▶ [Directive] Your task is to repeat the lines below exactly, excluding any pictures they contain.

═════ Data extract

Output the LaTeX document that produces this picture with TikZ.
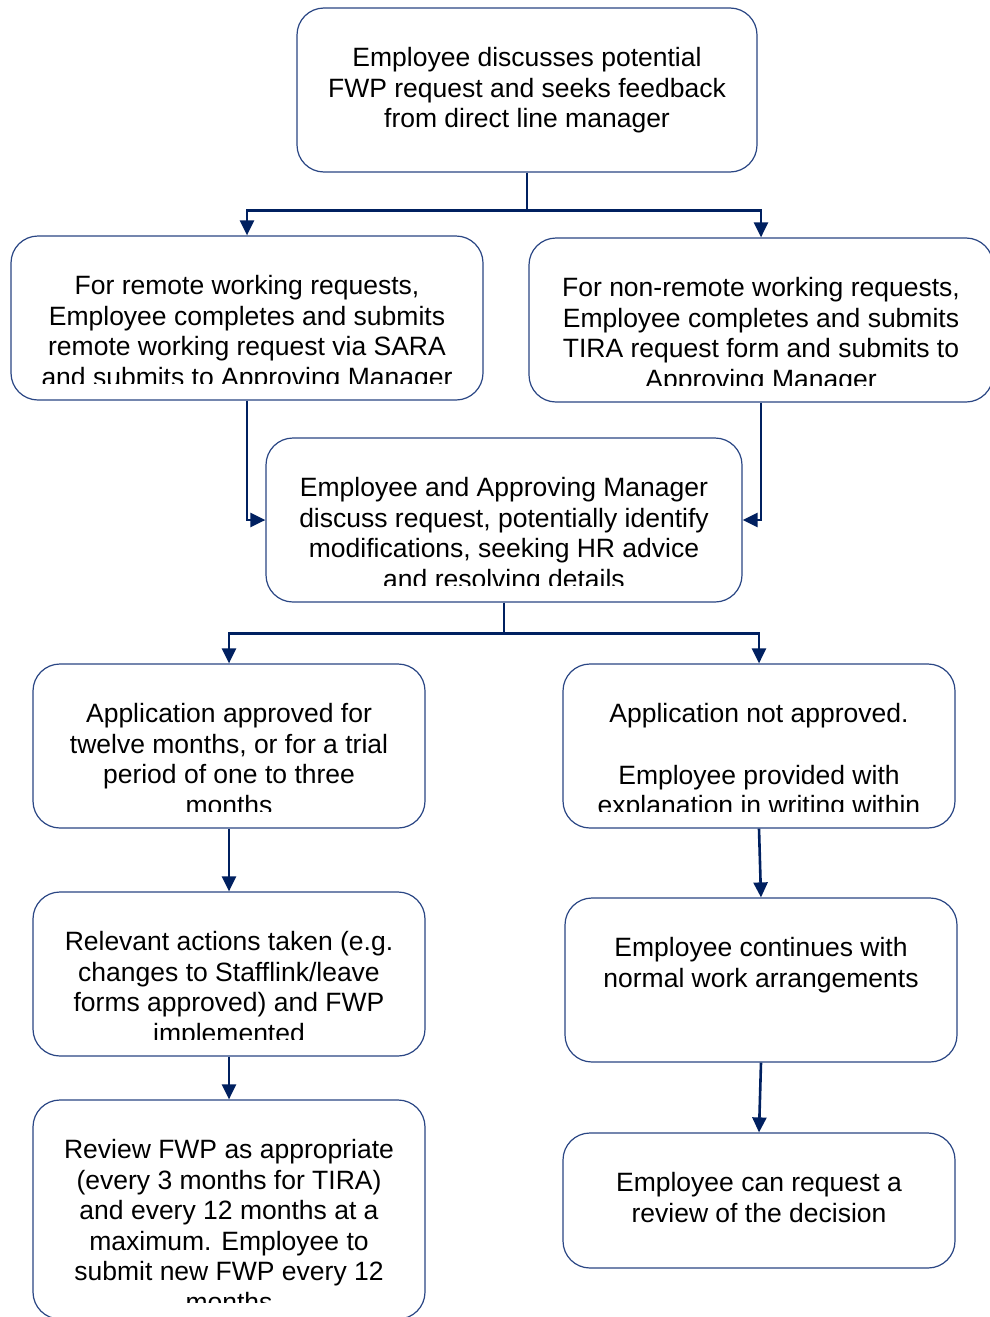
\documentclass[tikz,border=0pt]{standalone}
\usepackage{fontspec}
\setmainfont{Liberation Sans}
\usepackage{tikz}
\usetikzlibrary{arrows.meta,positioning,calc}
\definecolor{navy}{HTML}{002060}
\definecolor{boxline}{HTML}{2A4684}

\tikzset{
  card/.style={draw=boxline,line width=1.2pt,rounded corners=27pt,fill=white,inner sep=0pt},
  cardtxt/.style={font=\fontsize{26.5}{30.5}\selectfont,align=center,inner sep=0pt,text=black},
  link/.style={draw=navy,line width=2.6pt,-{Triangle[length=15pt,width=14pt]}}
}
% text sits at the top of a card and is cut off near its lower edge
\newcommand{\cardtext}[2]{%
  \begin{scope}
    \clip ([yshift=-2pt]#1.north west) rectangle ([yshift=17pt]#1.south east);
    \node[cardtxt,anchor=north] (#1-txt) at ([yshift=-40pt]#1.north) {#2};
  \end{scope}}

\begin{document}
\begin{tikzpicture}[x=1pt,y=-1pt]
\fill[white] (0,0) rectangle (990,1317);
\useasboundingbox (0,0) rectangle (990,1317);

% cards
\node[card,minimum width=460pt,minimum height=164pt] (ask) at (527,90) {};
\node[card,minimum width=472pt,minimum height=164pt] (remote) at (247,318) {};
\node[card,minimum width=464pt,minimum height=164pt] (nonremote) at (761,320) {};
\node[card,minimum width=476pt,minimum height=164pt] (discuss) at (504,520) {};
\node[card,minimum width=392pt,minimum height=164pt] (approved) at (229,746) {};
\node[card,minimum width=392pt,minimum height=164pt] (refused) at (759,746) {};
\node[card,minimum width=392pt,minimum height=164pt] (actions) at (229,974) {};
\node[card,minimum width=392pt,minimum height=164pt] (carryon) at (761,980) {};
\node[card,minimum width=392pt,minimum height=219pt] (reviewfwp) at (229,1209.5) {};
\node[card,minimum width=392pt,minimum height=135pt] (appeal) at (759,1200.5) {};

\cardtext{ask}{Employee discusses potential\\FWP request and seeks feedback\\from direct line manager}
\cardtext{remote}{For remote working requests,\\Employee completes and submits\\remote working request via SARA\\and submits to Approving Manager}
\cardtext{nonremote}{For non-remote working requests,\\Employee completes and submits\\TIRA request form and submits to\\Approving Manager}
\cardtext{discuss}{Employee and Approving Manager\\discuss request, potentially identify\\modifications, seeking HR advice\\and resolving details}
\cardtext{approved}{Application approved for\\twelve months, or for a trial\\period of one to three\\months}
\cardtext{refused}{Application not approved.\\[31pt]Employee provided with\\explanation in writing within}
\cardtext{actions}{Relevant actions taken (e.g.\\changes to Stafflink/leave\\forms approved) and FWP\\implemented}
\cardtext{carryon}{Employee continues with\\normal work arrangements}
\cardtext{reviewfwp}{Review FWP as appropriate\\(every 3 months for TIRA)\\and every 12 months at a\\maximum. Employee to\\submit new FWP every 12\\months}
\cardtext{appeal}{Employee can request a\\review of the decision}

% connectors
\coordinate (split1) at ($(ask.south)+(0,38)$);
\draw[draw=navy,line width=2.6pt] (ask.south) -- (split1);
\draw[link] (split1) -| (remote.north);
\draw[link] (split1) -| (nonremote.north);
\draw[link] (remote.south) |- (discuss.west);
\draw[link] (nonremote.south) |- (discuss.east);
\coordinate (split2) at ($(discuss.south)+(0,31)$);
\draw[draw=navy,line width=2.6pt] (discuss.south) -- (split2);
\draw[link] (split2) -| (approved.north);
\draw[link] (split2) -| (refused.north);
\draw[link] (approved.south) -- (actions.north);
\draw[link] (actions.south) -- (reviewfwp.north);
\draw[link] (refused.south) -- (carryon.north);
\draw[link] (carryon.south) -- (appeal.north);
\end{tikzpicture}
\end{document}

══════════

▶ [Reply to the exercise]
Output the LaTeX document that produces this picture with TikZ.
\documentclass[tikz,border=0pt]{standalone}
\usepackage{fontspec}
\setmainfont{Liberation Sans}
\usepackage{tikz}
\usetikzlibrary{arrows.meta,positioning,calc}
\definecolor{navy}{HTML}{002060}
\definecolor{boxline}{HTML}{2A4684}

\tikzset{
  card/.style={draw=boxline,line width=1.2pt,rounded corners=27pt,fill=white,inner sep=0pt},
  cardtxt/.style={font=\fontsize{26.5}{30.5}\selectfont,align=center,inner sep=0pt,text=black},
  link/.style={draw=navy,line width=2.6pt,-{Triangle[length=15pt,width=14pt]}}
}
% text sits at the top of a card and is cut off near its lower edge
\newcommand{\cardtext}[2]{%
  \begin{scope}
    \clip ([yshift=-2pt]#1.north west) rectangle ([yshift=17pt]#1.south east);
    \node[cardtxt,anchor=north] (#1-txt) at ([yshift=-40pt]#1.north) {#2};
  \end{scope}}

\begin{document}
\begin{tikzpicture}[x=1pt,y=-1pt]
\fill[white] (0,0) rectangle (990,1317);
\useasboundingbox (0,0) rectangle (990,1317);

% cards
\node[card,minimum width=460pt,minimum height=164pt] (ask) at (527,90) {};
\node[card,minimum width=472pt,minimum height=164pt] (remote) at (247,318) {};
\node[card,minimum width=464pt,minimum height=164pt] (nonremote) at (761,320) {};
\node[card,minimum width=476pt,minimum height=164pt] (discuss) at (504,520) {};
\node[card,minimum width=392pt,minimum height=164pt] (approved) at (229,746) {};
\node[card,minimum width=392pt,minimum height=164pt] (refused) at (759,746) {};
\node[card,minimum width=392pt,minimum height=164pt] (actions) at (229,974) {};
\node[card,minimum width=392pt,minimum height=164pt] (carryon) at (761,980) {};
\node[card,minimum width=392pt,minimum height=219pt] (reviewfwp) at (229,1209.5) {};
\node[card,minimum width=392pt,minimum height=135pt] (appeal) at (759,1200.5) {};

\cardtext{ask}{Employee discusses potential\\FWP request and seeks feedback\\from direct line manager}
\cardtext{remote}{For remote working requests,\\Employee completes and submits\\remote working request via SARA\\and submits to Approving Manager}
\cardtext{nonremote}{For non-remote working requests,\\Employee completes and submits\\TIRA request form and submits to\\Approving Manager}
\cardtext{discuss}{Employee and Approving Manager\\discuss request, potentially identify\\modifications, seeking HR advice\\and resolving details}
\cardtext{approved}{Application approved for\\twelve months, or for a trial\\period of one to three\\months}
\cardtext{refused}{Application not approved.\\[31pt]Employee provided with\\explanation in writing within}
\cardtext{actions}{Relevant actions taken (e.g.\\changes to Stafflink/leave\\forms approved) and FWP\\implemented}
\cardtext{carryon}{Employee continues with\\normal work arrangements}
\cardtext{reviewfwp}{Review FWP as appropriate\\(every 3 months for TIRA)\\and every 12 months at a\\maximum. Employee to\\submit new FWP every 12\\months}
\cardtext{appeal}{Employee can request a\\review of the decision}

% connectors
\coordinate (split1) at ($(ask.south)+(0,38)$);
\draw[draw=navy,line width=2.6pt] (ask.south) -- (split1);
\draw[link] (split1) -| (remote.north);
\draw[link] (split1) -| (nonremote.north);
\draw[link] (remote.south) |- (discuss.west);
\draw[link] (nonremote.south) |- (discuss.east);
\coordinate (split2) at ($(discuss.south)+(0,31)$);
\draw[draw=navy,line width=2.6pt] (discuss.south) -- (split2);
\draw[link] (split2) -| (approved.north);
\draw[link] (split2) -| (refused.north);
\draw[link] (approved.south) -- (actions.north);
\draw[link] (actions.south) -- (reviewfwp.north);
\draw[link] (refused.south) -- (carryon.north);
\draw[link] (carryon.south) -- (appeal.north);
\end{tikzpicture}
\end{document}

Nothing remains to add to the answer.